Call us naive, but we thought that pumpkins were pretty much pumpkins and that there were bigger ones for carving and marginally smaller ones for eating.  How very wrong we were!  The season of Fall, which will culminate with Thanksgiving, has seen a positive proliferation of gourds of all shapes and sizes springing up wherever you look.  There are huge ones balanced on hay bales at the end of drives.  There are carved ones springing up along drives.  There are towers of them balanced around doorways like bay trees to welcome you.  There are gooseneck ones artfully curving around mail boxes and fences.  There are green ones, white ones, orange ones, knobby ones, smooth ones, small ones, large ones, stripy ones, spotty ones - in fact it is fair to say - it is gourd - tastic.

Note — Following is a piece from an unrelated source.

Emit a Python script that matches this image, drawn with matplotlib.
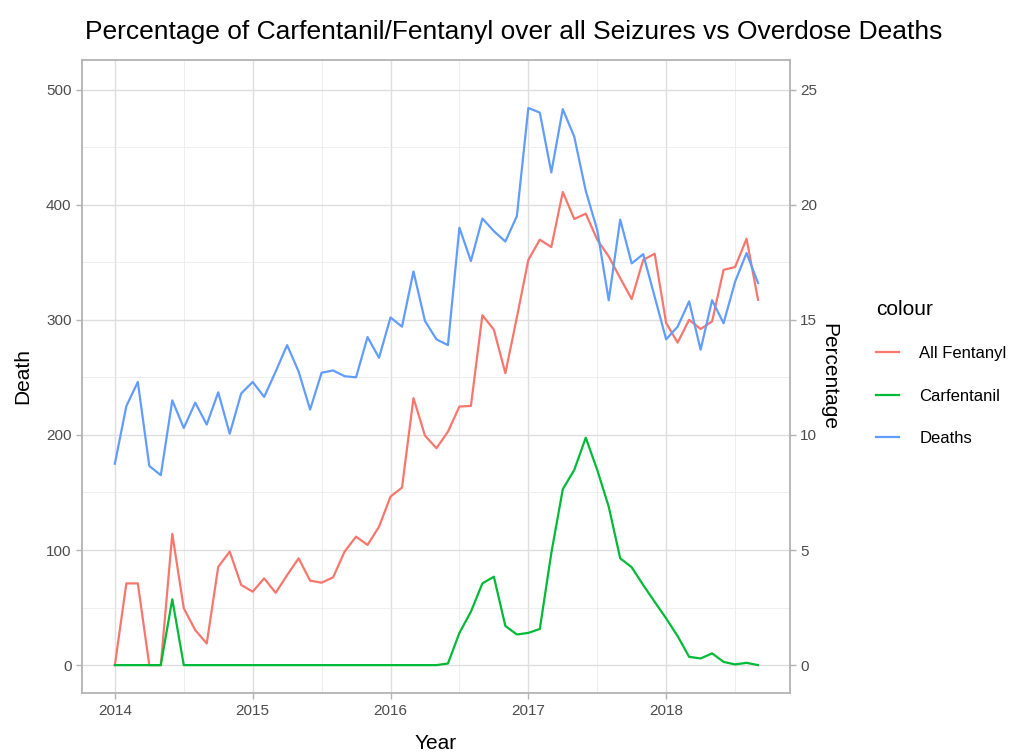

Eager to join in the gourd fun, we headed to the attractively named Milky Way farm (http://www.milkywayfarm.com/) to visit their pumpkin patch and choose our own.  The farm is set in rolling countryside which was all very reminiscent of the home counties.  We started with a foray into the maize maze and spent a pleasant half an hour lost among the tall stalks entertained by the farming quiz.  A short stroll across fields to the pumpkin patch, and we were in gourd heaven selecting from hundreds of pumpkins.  A lot of discussion - not one which was bruised, not one which was too elongated, not one which was too scarred - finally two suitable carvers were chosen and a novelty "peanut" pumpkin for the mantelpiece.   We loaded our pumpkins into the hay wagon and headed back to the farm.  Much drier than last time we visited a pumpkin patch 3 years ago!

The day was topped off by ice-cram from the creamery.  In my opinion it is the best ice-cream so far on this side of the Atlantic although the grown ups were marginally let down by choosing the seasonal pumpkin (which of course really meant cinnamon).  Delicious peanut butter caramel, rocky road and coconut though (what is it with the children and coconut flavoured ice-cream?).  We will definitely be back for that again.

I am still not sure how I feel about the environmental impact of all these gourds - surely the land could / should have been used for growing food?  I can't deny though that the houses do all look great.